As stipulated in section 3, the Client hereby agrees to indemnify and hold harmless Sigyn LTD, and its subsidiaries and affiliates, and their directors, officers, employees, agents, shareholders, partners, members, and other owners, against any and all claims, actions, demands, liabilities, losses, damages, judgments, settlements, costs, and expenses (including reasonable attorneys’ fees and any or all of the foregoing hereinafter referred to as “Losses”) insofar as such Losses (or actions in respect thereof) arise out of or are based on (i) any claim that publishing our content infringes on any trademark, trade name, service mark, copyright, licence, intellectual property, or other proprietary right of any third party, (ii) any misrepresentation of a representation or warranty or breach of a covenant and agreement made by the Client herein, or (iii) any claim related to the Client’s site, including, without limitation, content therein not attributable to Sigyn LTD.
10.2 The indemnification obligation contained in this Section 10, shall be Client’s sole remedy, and Sigyn LTD’s sole obligation, with respect to claim of infringement.
11. General Provisions.
11.1 Force Majeure. No failure or omission by the parties hereto in the performance of any obligation of this Agreement shall be deemed a breach of this Agreement, nor shall it create any liability, provided the party uses reasonable efforts to resume performance hereunder, if the same shall arise from any cause or causes beyond the reasonable control of the parties, including, but not limited to the following, which, for the purpose of this Agreement, shall be regarded as beyond the control of the parties in question: (a) acts of God; (b) acts or omissions of any governmental entity; (c) any rules, regulations or orders issued by any governmental authority or any officer, department, agency or instrumentality thereof; (d) fire, storm, flood, earthquake, accident, war, rebellion, insurrection, riot, strikes and lockouts; or (e) utility or telecommunication failures.

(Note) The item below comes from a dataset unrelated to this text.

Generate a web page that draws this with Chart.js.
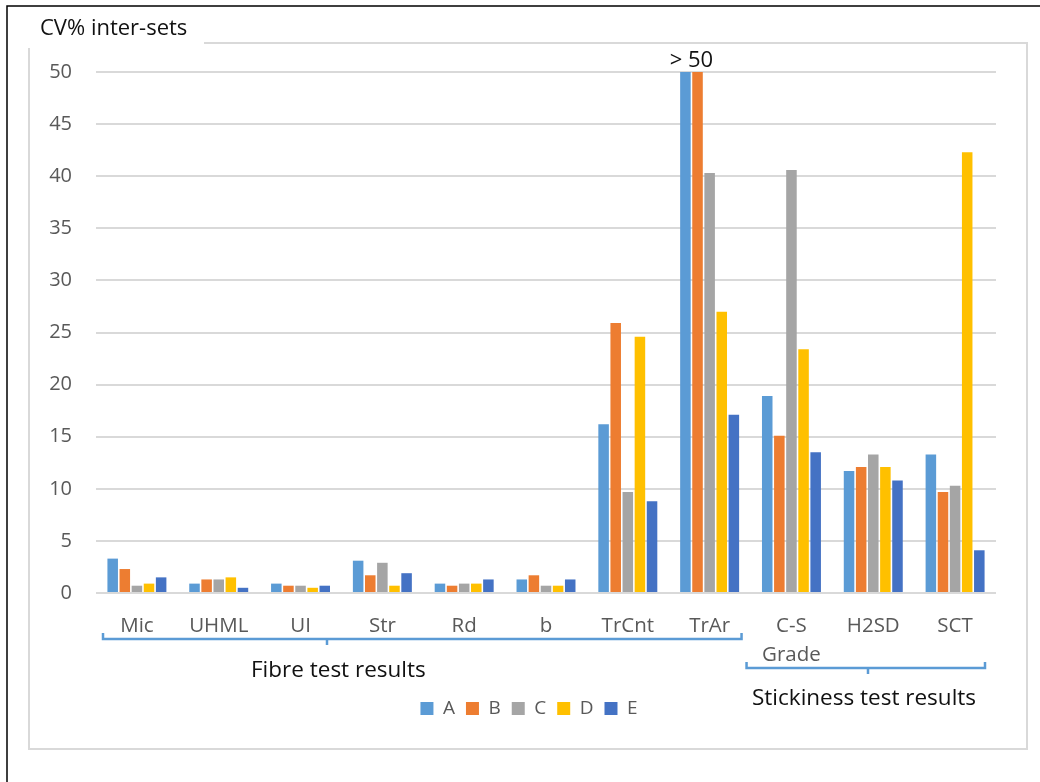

11.2 Governing Law. This Agreement shall be read and construed in terms of Maltese Law and in the event that any dispute arising there from this agreement shall be decided upon by the competent Maltese Courts or Tribunals.
The Parties will use their best efforts to resolve amicably any dispute, controversy or claim arising out of or in connection with this Agreement
In all respects not addressed in the provisions of this Agreement, this Agreement shall be read and construed in accordance with applicable Maltese laws and regulations.

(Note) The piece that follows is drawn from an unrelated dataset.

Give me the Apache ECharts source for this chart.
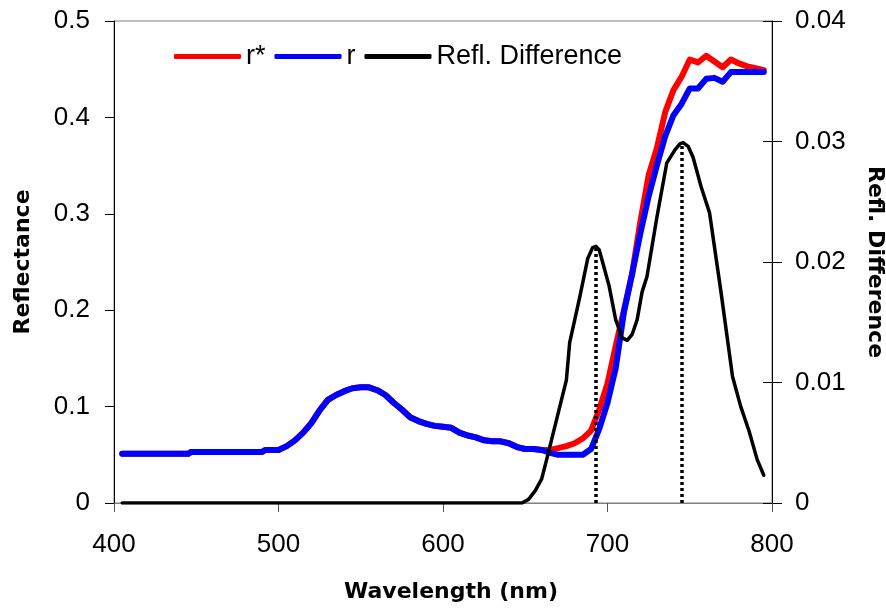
<!DOCTYPE html>
<html>
<head>
<meta charset="utf-8">
<script src="https://cdn.jsdelivr.net/npm/echarts@6/dist/echarts.min.js"></script>
<style>
  html, body { margin: 0; padding: 0; background: #fff; }
  #chart { width: 886px; height: 608px; }
</style>
</head>
<body>
<div id="chart"></div>
<script>
// Wavelength samples (nm) shared by the two reflectance curves
const wavelengths = [405, 445, 447, 490, 492, 500, 505, 510, 515, 520, 525, 530, 535, 540, 545,
  550, 555, 560, 565, 570, 575, 580, 585, 590, 595, 600, 605, 610, 615, 620, 625, 630, 635, 640,
  645, 650, 655, 660, 665, 670, 675, 680, 685, 690, 695, 700, 705, 710, 715, 720, 725, 730, 735,
  740, 745, 750, 755, 760, 765, 770, 775, 780, 785, 790, 795];

// Reflectance r
const rValues = [0.051, 0.051, 0.053, 0.053, 0.055, 0.055, 0.059, 0.065, 0.073, 0.083, 0.096, 0.107,
  0.112, 0.116, 0.119, 0.120, 0.120, 0.117, 0.112, 0.104, 0.097, 0.089, 0.085, 0.082, 0.080, 0.079,
  0.078, 0.073, 0.070, 0.068, 0.065, 0.064, 0.064, 0.062, 0.058, 0.056, 0.056, 0.055, 0.052, 0.050,
  0.050, 0.050, 0.050, 0.056, 0.077, 0.104, 0.140, 0.198, 0.238, 0.280, 0.318, 0.350, 0.380, 0.402,
  0.414, 0.430, 0.430, 0.440, 0.441, 0.437, 0.447, 0.447, 0.447, 0.447, 0.447];

// Reflectance r*
const rStarValues = [0.051, 0.051, 0.053, 0.053, 0.055, 0.055, 0.059, 0.065, 0.073, 0.083, 0.096, 0.107,
  0.112, 0.116, 0.119, 0.120, 0.120, 0.117, 0.112, 0.104, 0.097, 0.089, 0.085, 0.082, 0.080, 0.079,
  0.078, 0.073, 0.070, 0.068, 0.065, 0.064, 0.064, 0.062, 0.058, 0.056, 0.056, 0.055, 0.055, 0.057,
  0.059, 0.062, 0.067, 0.075, 0.097, 0.124, 0.163, 0.200, 0.238, 0.292, 0.340, 0.368, 0.405, 0.428,
  0.442, 0.460, 0.457, 0.464, 0.458, 0.452, 0.460, 0.456, 0.453, 0.451, 0.449];

// Reflectance difference (right axis)
const diffWavelengths = [405, 648, 652, 656, 660, 663, 667, 671, 675, 677, 683, 688, 691, 693, 695,
  697, 701, 705, 709, 712, 715, 718, 721, 724, 730, 736, 741, 744, 746, 749, 752, 757, 762, 769,
  776, 781, 786, 791, 795];
const diffValues = [0, 0, 0.0003, 0.0010, 0.0020, 0.0036, 0.0058, 0.0080, 0.0102, 0.0133, 0.0170,
  0.0203, 0.0212, 0.0213, 0.0210, 0.0200, 0.0180, 0.0152, 0.0137, 0.0135, 0.0140, 0.0152, 0.0175,
  0.0188, 0.0237, 0.0282, 0.0293, 0.0298, 0.0299, 0.0296, 0.0287, 0.0262, 0.0241, 0.0175, 0.0105,
  0.0080, 0.0060, 0.0036, 0.0023];

// Peaks of the difference curve, marked with dotted drop lines
const peakWavelengths = [693, 745];
const peakValues = [0.0213, 0.0299];

const seriesNames = ['r*', 'r', 'Refl. Difference'];

const pair = (xs, ys) => xs.map((x, i) => [x, ys[i]]);

const tickFont = { fontFamily: '"Liberation Sans", Arial, sans-serif', fontSize: 26, color: '#000' };
const nameFont = { fontFamily: '"DejaVu Sans", sans-serif', fontWeight: 'bold', fontSize: 22, color: '#000' };

const chart = echarts.init(document.getElementById('chart'), null, { renderer: 'canvas' });

chart.setOption({
  animation: false,
  backgroundColor: '#fff',
  grid: {
    left: 114, right: 114, top: 21, bottom: 105,
    outerBoundsMode: 'none', containLabel: false,
    show: true, borderColor: '#808080', borderWidth: 1, backgroundColor: 'transparent'
  },
  legend: {
    data: [
      { name: seriesNames[0], icon: 'roundRect' },
      { name: seriesNames[1], icon: 'roundRect' },
      { name: seriesNames[2], icon: 'roundRect' }
    ],
    left: 169, top: 38,
    itemWidth: 67, itemHeight: 5, itemGap: 9,
    textStyle: { fontFamily: '"Liberation Sans", Arial, sans-serif', fontSize: 27, color: '#000' }
  },
  xAxis: {
    type: 'value', min: 400, max: 800, interval: 100,
    name: 'Wavelength (nm)', nameLocation: 'middle', nameGap: 78,
    nameTextStyle: Object.assign({ padding: [0, 0, 0, 16] }, nameFont),
    axisLine: { lineStyle: { color: '#808080', width: 1 } },
    axisTick: { inside: false, length: 9, lineStyle: { color: '#555' } },
    axisLabel: Object.assign({ margin: 29 }, tickFont),
    splitLine: { show: false }
  },
  yAxis: [
    {
      type: 'value', position: 'left', min: 0, max: 0.5, interval: 0.1,
      name: 'Reflectance', nameLocation: 'middle', nameGap: 80, nameRotate: 90,
      nameTextStyle: nameFont,
      axisLine: { show: true, lineStyle: { color: '#000', width: 1 } },
      axisTick: { show: true, inside: false, length: 9, lineStyle: { color: '#000' } },
      axisLabel: Object.assign({ margin: 24 }, tickFont),
      splitLine: { show: false }
    },
    {
      type: 'value', position: 'right', min: 0, max: 0.04, interval: 0.01,
      name: 'Refl. Difference', nameLocation: 'middle', nameGap: 92, nameRotate: -90,
      nameTextStyle: nameFont,
      axisLine: { show: true, lineStyle: { color: '#000', width: 1 } },
      axisTick: { show: true, inside: false, length: 10, lineStyle: { color: '#000' } },
      axisLabel: Object.assign({ margin: 23 }, tickFont),
      splitLine: { show: false }
    },
    {
      // inward half of the right axis' crossing tick marks
      type: 'value', position: 'right', min: 0, max: 0.04, interval: 0.01,
      axisLine: { show: false },
      axisTick: { show: true, inside: true, length: 9, lineStyle: { color: '#000' } },
      axisLabel: { show: false },
      splitLine: { show: false }
    }
  ],
  series: [
    {
      name: seriesNames[0], type: 'line', yAxisIndex: 0,
      data: pair(wavelengths, rStarValues),
      showSymbol: false, symbol: 'none',
      color: '#ff0000',
      lineStyle: { color: '#ff0000', width: 6, cap: 'round', join: 'round' },
      z: 2
    },
    {
      name: seriesNames[1], type: 'line', yAxisIndex: 0,
      data: pair(wavelengths, rValues),
      showSymbol: false, symbol: 'none',
      color: '#0000ff',
      lineStyle: { color: '#0000ff', width: 6, cap: 'round', join: 'round' },
      z: 3
    },
    {
      name: seriesNames[2], type: 'line', yAxisIndex: 1,
      data: pair(diffWavelengths, diffValues),
      showSymbol: false, symbol: 'none',
      color: '#000000',
      lineStyle: { color: '#000', width: 3.5, cap: 'round', join: 'round' },
      z: 4,
      markLine: {
        silent: true,
        symbol: ['none', 'none'],
        label: { show: false },
        lineStyle: { color: '#000', width: 3.5, type: [3, 3] },
        data: peakWavelengths.map((w, i) => [
          { coord: [w, 0] },
          { coord: [w, peakValues[i]] }
        ])
      }
    }
  ]
});
</script>
</body>
</html>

11.3 No Agency. The parties are independent contractors and will have no power or authority to assume or create any obligation or responsibility on behalf of each other. This Agreement will not be construed to create or imply any partnership, agency, or joint venture.

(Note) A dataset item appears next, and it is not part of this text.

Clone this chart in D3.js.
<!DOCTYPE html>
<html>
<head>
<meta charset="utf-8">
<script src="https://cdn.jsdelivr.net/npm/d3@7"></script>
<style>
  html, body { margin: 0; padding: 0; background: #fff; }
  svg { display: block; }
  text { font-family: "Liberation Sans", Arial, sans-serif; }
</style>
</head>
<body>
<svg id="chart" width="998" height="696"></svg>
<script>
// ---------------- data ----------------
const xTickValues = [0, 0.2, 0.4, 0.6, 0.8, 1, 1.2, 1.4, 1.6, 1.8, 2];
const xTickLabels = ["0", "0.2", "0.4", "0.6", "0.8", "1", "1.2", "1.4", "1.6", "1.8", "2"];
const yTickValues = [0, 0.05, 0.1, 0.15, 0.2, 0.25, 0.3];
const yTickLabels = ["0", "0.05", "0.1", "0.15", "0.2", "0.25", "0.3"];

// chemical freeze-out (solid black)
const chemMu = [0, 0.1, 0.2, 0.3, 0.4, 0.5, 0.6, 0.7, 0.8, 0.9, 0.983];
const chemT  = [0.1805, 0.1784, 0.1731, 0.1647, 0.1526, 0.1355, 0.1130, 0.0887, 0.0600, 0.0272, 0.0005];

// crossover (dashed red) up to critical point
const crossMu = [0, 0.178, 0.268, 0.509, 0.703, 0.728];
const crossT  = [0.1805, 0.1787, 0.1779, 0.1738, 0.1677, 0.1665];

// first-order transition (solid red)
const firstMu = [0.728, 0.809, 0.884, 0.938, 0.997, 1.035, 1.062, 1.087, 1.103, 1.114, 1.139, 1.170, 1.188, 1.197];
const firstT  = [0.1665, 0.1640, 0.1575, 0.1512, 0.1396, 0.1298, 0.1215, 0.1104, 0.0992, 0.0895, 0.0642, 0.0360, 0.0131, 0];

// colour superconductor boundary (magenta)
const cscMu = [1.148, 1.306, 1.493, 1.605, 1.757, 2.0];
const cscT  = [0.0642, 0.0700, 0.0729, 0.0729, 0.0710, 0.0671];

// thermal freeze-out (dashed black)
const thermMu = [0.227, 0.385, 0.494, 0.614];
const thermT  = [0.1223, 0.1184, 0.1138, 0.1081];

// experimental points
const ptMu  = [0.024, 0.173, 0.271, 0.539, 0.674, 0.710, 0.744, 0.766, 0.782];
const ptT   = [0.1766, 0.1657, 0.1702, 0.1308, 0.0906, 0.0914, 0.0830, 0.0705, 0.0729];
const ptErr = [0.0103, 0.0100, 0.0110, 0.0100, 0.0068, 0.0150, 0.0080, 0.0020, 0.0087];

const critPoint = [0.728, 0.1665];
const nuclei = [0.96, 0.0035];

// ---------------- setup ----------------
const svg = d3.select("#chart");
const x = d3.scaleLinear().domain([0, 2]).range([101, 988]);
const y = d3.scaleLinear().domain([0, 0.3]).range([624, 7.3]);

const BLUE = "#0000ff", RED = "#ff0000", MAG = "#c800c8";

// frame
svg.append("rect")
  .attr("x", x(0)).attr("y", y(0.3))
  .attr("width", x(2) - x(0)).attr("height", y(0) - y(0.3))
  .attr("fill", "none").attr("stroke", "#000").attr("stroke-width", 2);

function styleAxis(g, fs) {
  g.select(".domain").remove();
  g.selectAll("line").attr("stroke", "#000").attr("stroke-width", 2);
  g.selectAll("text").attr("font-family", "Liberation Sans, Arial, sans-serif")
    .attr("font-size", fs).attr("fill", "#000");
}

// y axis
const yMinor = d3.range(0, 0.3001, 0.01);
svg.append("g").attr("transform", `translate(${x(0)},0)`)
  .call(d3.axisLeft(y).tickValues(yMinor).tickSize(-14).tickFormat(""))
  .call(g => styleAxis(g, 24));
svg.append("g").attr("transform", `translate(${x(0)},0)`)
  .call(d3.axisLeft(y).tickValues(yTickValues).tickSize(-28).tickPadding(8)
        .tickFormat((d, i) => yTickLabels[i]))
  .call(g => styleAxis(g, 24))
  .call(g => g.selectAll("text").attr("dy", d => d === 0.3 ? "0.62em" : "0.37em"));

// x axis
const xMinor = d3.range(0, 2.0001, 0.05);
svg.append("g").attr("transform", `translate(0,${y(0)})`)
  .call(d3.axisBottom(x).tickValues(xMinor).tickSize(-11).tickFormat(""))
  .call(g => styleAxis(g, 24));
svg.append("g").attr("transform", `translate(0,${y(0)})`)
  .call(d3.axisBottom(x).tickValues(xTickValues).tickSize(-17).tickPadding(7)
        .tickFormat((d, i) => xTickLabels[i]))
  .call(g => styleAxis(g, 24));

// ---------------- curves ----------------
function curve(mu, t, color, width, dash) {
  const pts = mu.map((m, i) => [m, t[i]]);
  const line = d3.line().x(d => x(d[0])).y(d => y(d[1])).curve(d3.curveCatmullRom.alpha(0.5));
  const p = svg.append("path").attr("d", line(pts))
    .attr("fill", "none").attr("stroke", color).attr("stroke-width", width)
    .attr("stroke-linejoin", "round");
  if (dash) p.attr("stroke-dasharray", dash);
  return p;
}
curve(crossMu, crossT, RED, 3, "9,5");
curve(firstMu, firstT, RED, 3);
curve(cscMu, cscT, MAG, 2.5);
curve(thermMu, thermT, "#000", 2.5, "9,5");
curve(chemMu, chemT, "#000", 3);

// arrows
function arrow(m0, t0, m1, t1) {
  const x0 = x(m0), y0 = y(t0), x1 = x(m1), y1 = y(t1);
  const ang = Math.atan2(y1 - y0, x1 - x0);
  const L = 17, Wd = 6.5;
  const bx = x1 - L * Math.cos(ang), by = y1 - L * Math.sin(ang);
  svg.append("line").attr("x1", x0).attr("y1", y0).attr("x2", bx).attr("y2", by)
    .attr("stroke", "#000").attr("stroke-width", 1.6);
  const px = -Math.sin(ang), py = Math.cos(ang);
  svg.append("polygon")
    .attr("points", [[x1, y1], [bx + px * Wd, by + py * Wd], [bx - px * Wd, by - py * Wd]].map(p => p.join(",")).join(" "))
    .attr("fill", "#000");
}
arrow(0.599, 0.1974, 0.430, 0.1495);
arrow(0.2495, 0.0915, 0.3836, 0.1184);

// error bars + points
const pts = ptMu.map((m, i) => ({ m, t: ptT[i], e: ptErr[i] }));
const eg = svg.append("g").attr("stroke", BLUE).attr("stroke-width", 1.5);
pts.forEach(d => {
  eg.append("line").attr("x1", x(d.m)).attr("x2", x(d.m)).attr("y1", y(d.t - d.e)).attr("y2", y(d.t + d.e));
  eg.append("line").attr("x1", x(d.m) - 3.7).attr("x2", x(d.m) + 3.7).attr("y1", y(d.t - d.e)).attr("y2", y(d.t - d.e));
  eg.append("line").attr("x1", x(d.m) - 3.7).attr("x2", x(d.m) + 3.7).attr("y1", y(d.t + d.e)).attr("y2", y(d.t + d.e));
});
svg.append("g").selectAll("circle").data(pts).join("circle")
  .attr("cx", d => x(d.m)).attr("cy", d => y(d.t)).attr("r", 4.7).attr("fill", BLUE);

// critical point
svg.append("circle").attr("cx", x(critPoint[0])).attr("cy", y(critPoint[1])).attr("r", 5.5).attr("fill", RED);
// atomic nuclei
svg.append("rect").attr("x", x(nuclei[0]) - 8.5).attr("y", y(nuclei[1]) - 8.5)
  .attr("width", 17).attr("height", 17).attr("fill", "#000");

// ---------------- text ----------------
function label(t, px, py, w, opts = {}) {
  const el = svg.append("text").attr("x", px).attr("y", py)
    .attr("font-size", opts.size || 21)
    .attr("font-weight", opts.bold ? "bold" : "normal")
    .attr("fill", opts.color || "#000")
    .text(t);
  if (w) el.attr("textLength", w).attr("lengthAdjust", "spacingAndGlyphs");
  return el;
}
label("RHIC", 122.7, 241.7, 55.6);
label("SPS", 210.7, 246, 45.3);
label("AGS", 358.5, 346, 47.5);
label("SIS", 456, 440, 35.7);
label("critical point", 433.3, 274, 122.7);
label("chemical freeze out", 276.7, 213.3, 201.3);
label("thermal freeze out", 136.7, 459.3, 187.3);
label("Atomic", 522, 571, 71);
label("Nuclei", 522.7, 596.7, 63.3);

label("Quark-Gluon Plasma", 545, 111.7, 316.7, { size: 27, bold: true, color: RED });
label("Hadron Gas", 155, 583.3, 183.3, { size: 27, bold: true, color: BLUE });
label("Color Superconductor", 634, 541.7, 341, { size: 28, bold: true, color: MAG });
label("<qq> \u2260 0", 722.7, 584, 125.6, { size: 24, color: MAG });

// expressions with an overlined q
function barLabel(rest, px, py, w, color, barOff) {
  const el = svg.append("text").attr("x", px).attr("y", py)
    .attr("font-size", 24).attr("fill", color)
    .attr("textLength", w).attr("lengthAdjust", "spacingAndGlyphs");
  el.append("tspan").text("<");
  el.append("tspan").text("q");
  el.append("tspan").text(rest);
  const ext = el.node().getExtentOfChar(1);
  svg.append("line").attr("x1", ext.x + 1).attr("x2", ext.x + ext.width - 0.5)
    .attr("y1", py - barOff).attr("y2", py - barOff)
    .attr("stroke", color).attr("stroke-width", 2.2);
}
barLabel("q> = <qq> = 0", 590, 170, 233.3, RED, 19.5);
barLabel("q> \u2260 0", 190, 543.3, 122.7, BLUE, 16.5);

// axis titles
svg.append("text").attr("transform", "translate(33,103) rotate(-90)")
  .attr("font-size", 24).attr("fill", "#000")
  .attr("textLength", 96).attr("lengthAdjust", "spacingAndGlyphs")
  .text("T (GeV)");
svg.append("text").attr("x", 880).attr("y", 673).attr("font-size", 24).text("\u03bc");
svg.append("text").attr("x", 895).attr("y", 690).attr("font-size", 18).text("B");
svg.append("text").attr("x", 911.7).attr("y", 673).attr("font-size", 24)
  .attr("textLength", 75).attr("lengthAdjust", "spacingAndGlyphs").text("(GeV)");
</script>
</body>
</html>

11.4 Entire Agreement. This Agreement is the complete and exclusive agreement between the parties with respect to the subject matter hereof, and supersedes any prior or contemporaneous agreements, negotiations and communications (both written and oral) regarding such subject matter.
11.5 Marketing. Client grants Sigyn LTD the right to disclose that Client is a customer of Sigyn LTD. Sigyn LTD reserves the right to use Client’s name in any marketing materials, press release, blog posts, case studies or white papers.
11.6 Severability. If for any reason a court of competent jurisdiction finds any provision or portion of this Agreement to be unenforceable, that provision of the Agreement will be enforced to the maximum extent permissible so as to affect the intent of the parties, and the remainder of this Agreement will continue in full force and effect.
11.7 Waiver. Failure of either party to insist on strict performance of any provision herein shall not be deemed a waiver of any rights or remedies that either party shall have and shall not be deemed a waiver of any subsequent default of the terms and conditions thereof.
11.8 Electronic Signatures and Communications. The parties agree that electronic signatures, whether digital or encrypted, by an Authorised User or a party’s authorised signatory are intended to authenticate such signatures and give rise to a valid, enforceable, and fully effective agreement. The parties expressly agree that any terms in Client’s purchase order forms, or electronic communications, other than orders placed by Client pursuant to Section 1.2, form no part of this Agreement.
11.9 Modifications. Sigyn LTD may make modifications to this Agreement by posting the modifications to the weblink this Agreement is located at. Client agrees to the updated version thirty days following posting of the modified terms, or upon execution of an Order Form referencing the updated version number and weblink.